Antenna Selection for MIMO Systems with Space - Time Coding

Multiple-Input multiple-output (MIMO) technology is capable of enhancing capacity and coverage of wireless links. Implementation of MIMO devices is intricate because of the increased number of radio frequency chains (one for each antenna element). Antenna selection is one attractive approach to mitigate this requirement. It only utilizes an optimal subset of all available antennas, adapting it to the current channel state in order to minimize the performance loss compared to the full complexity system. This diploma thesis is dedicated to the analysis of space-time block coded MIMO transmission systems with antenna selection. The orthogonal Alamouti space-time block coding scheme as well as an extended non-orthogonal variant of it are studied in detail, the performance of the latter is evaluated using low-complexity linear zero-forcing receivers. The respective exact instantaneous bit error ratio expressions are acquired, providing the basis for the formulation of optimal selection criteria for the considered non-frequency selective, quasi-static MIMO channel. All three possible variants namely receive, transmit and combined selection are compared to each other and the results of numerical simulations are presented.
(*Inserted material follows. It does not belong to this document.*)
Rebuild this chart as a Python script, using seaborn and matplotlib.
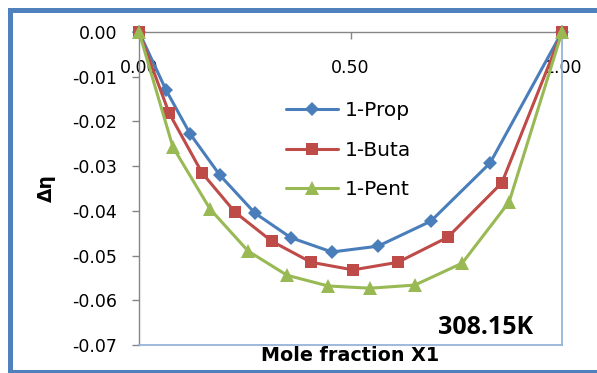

Achievable diversity gains as well as changes in average signal to noise ratio (SNR) at the receiver are given. For the case of the non-orthogonal space-time block coding scheme the performance figures using the optimal criterion are compared to the results for a given set of sub-optimal, generally less complex selection algorithms. It will be shown that the simple selection procedures that are able to maximize performance for orthogonal space-time block codes only deliver moderate selection gains when applied to non-orthogonal codes. Obviously, the usability of antenna selection largely depends on the statistical characteristics of the MIMO channel. This motivated the execution of additional simulations using a simple stochastic channel-correlation model. The hereby obtained results allow to assess the performance deterioration when the MIMO channel is not spatially uncorrelated anymore.